__DATA SHOWN__.
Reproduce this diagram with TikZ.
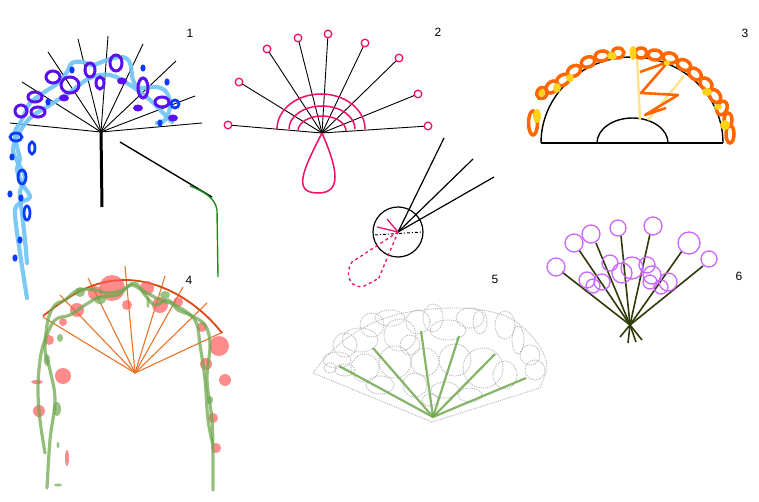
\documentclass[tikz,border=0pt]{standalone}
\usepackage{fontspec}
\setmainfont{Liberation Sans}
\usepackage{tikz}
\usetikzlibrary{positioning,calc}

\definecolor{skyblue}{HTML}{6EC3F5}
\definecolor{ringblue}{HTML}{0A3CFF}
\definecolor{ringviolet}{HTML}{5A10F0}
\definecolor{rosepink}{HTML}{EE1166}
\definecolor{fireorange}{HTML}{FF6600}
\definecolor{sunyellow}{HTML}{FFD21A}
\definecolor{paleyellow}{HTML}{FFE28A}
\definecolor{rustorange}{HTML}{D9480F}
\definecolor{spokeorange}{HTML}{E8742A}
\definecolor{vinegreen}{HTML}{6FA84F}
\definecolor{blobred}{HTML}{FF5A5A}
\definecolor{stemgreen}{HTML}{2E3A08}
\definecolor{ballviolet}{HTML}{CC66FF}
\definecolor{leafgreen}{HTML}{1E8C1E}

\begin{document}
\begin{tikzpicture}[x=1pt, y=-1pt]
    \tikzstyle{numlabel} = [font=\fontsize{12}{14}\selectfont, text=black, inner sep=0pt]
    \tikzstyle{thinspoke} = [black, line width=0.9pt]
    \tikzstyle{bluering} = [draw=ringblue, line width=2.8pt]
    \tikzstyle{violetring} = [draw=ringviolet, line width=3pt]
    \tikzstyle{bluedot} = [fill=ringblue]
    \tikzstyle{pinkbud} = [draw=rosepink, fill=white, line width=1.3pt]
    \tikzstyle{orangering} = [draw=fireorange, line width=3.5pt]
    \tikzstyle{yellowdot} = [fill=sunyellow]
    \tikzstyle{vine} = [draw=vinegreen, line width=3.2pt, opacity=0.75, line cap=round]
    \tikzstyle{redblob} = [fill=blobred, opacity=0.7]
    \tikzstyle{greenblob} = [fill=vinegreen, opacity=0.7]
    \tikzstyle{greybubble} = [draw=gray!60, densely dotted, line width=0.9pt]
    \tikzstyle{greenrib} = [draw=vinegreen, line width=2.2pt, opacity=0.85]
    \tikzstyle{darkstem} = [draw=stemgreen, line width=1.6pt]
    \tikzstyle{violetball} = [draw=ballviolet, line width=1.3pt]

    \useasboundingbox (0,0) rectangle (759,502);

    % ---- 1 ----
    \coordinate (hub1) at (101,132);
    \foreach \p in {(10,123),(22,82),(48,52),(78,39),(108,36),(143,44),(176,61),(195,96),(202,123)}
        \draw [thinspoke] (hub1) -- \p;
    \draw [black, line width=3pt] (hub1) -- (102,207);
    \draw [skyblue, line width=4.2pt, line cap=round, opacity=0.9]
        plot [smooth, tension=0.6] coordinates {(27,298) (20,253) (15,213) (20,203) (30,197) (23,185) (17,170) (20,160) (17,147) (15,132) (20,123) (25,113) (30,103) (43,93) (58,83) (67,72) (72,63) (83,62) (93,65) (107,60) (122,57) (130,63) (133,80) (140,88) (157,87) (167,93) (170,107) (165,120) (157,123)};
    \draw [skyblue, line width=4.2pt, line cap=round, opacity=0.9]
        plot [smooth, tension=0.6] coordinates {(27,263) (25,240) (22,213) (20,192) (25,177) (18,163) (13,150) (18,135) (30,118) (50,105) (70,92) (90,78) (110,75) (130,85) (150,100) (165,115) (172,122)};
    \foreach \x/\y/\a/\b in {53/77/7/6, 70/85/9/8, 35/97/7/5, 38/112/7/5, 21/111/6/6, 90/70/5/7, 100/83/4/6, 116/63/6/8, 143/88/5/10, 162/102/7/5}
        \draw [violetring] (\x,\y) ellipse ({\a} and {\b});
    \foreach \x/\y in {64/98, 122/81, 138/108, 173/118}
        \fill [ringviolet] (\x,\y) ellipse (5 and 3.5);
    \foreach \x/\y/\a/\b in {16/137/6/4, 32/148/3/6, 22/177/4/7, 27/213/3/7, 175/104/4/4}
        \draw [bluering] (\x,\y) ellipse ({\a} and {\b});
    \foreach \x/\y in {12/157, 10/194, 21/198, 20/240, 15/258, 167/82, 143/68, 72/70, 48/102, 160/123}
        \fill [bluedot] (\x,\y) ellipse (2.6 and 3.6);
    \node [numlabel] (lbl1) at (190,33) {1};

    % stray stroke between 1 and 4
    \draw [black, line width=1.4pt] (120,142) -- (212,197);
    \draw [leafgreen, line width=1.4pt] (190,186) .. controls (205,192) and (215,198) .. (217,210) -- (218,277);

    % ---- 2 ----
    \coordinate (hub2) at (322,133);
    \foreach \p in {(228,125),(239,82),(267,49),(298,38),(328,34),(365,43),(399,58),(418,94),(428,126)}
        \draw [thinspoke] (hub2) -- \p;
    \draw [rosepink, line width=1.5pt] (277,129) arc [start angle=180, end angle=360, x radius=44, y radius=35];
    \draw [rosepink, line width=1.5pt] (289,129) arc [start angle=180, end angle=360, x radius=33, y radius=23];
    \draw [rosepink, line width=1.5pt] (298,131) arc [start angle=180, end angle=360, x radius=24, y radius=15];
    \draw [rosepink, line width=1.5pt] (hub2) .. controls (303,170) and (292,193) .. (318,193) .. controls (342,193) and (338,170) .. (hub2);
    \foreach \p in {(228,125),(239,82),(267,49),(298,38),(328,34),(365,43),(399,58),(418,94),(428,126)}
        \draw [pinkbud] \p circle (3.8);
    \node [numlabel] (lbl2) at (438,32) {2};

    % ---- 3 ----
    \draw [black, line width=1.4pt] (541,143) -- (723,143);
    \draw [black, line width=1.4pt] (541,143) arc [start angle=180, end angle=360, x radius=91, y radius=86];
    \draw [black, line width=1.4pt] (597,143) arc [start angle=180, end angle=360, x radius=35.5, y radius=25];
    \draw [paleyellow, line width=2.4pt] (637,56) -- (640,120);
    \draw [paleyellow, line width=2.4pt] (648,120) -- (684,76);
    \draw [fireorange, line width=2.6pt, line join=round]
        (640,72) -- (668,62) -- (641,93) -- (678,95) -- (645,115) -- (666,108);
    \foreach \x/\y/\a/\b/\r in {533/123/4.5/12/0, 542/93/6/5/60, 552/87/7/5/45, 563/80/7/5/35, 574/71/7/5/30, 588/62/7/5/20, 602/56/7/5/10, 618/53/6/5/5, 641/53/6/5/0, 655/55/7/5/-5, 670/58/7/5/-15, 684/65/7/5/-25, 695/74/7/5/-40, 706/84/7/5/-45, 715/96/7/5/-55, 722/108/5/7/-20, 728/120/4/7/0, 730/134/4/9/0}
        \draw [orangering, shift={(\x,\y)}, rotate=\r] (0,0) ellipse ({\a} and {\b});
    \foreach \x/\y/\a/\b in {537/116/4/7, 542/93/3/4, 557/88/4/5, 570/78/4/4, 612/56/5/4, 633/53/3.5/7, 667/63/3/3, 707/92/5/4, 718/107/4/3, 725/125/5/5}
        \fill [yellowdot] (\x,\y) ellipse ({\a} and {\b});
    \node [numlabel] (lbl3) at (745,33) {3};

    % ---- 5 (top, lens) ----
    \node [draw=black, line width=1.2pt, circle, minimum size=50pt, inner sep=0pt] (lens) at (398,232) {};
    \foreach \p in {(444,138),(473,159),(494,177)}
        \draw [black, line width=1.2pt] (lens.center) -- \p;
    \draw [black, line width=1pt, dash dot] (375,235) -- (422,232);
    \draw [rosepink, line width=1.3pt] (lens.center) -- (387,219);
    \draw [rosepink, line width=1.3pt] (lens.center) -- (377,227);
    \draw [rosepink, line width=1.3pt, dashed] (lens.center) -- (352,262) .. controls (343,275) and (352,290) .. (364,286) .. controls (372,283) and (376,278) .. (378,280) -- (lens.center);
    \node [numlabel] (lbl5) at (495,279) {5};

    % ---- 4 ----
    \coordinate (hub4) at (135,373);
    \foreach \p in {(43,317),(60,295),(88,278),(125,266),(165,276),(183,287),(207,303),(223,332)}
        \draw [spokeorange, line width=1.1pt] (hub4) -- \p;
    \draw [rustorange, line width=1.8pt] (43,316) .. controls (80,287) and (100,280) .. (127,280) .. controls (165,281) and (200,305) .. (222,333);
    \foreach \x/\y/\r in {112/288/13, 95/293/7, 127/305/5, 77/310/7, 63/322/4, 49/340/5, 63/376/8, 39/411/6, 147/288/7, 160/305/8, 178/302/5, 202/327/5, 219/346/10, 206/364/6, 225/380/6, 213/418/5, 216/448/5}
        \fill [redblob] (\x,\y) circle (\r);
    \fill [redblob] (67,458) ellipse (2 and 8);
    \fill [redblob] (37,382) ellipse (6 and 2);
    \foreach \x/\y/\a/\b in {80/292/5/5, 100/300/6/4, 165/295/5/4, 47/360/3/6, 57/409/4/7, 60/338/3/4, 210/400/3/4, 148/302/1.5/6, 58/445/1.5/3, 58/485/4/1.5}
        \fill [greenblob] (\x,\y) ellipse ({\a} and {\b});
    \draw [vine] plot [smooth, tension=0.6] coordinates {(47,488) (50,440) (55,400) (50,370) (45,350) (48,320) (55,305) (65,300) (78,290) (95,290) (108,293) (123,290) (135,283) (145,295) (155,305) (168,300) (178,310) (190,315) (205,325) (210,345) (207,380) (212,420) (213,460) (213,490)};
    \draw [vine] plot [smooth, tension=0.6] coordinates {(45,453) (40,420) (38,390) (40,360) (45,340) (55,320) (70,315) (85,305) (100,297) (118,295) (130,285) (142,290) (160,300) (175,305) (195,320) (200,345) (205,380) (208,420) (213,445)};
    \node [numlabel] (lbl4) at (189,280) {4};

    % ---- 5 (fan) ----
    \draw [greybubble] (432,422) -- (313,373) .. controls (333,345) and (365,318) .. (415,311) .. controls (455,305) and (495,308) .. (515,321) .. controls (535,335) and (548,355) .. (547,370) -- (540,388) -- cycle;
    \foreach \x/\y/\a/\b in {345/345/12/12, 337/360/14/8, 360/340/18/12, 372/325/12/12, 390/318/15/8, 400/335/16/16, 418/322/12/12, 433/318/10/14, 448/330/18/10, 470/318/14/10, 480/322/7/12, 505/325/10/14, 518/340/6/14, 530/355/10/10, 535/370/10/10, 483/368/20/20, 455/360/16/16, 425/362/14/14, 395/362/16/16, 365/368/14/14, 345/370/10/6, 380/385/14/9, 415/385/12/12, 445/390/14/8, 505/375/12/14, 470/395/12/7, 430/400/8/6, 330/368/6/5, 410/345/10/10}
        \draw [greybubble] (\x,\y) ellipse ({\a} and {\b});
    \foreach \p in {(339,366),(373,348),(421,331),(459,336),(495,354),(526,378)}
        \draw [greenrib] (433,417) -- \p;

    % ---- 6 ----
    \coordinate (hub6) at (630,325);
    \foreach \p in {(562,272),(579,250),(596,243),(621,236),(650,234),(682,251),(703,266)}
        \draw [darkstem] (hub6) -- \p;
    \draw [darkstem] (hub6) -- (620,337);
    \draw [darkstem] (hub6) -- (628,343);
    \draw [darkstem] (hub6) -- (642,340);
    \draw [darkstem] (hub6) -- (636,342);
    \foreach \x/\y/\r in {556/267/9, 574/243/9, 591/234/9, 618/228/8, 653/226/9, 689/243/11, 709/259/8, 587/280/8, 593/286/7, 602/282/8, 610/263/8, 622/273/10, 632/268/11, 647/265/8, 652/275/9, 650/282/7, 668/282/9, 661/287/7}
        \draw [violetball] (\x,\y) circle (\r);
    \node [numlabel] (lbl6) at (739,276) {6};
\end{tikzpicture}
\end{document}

__WHAT IS BEING ASKED__.
Begin at the first line of the data above and repeat each line exactly, stopping after the line containing "(0,0) rectangle (759,502);". Omit the pictures.

__CORRECT RESPONSE__.
Reproduce this diagram with TikZ.
\documentclass[tikz,border=0pt]{standalone}
\usepackage{fontspec}
\setmainfont{Liberation Sans}
\usepackage{tikz}
\usetikzlibrary{positioning,calc}

\definecolor{skyblue}{HTML}{6EC3F5}
\definecolor{ringblue}{HTML}{0A3CFF}
\definecolor{ringviolet}{HTML}{5A10F0}
\definecolor{rosepink}{HTML}{EE1166}
\definecolor{fireorange}{HTML}{FF6600}
\definecolor{sunyellow}{HTML}{FFD21A}
\definecolor{paleyellow}{HTML}{FFE28A}
\definecolor{rustorange}{HTML}{D9480F}
\definecolor{spokeorange}{HTML}{E8742A}
\definecolor{vinegreen}{HTML}{6FA84F}
\definecolor{blobred}{HTML}{FF5A5A}
\definecolor{stemgreen}{HTML}{2E3A08}
\definecolor{ballviolet}{HTML}{CC66FF}
\definecolor{leafgreen}{HTML}{1E8C1E}

\begin{document}
\begin{tikzpicture}[x=1pt, y=-1pt]
    \tikzstyle{numlabel} = [font=\fontsize{12}{14}\selectfont, text=black, inner sep=0pt]
    \tikzstyle{thinspoke} = [black, line width=0.9pt]
    \tikzstyle{bluering} = [draw=ringblue, line width=2.8pt]
    \tikzstyle{violetring} = [draw=ringviolet, line width=3pt]
    \tikzstyle{bluedot} = [fill=ringblue]
    \tikzstyle{pinkbud} = [draw=rosepink, fill=white, line width=1.3pt]
    \tikzstyle{orangering} = [draw=fireorange, line width=3.5pt]
    \tikzstyle{yellowdot} = [fill=sunyellow]
    \tikzstyle{vine} = [draw=vinegreen, line width=3.2pt, opacity=0.75, line cap=round]
    \tikzstyle{redblob} = [fill=blobred, opacity=0.7]
    \tikzstyle{greenblob} = [fill=vinegreen, opacity=0.7]
    \tikzstyle{greybubble} = [draw=gray!60, densely dotted, line width=0.9pt]
    \tikzstyle{greenrib} = [draw=vinegreen, line width=2.2pt, opacity=0.85]
    \tikzstyle{darkstem} = [draw=stemgreen, line width=1.6pt]
    \tikzstyle{violetball} = [draw=ballviolet, line width=1.3pt]

    \useasboundingbox (0,0) rectangle (759,502);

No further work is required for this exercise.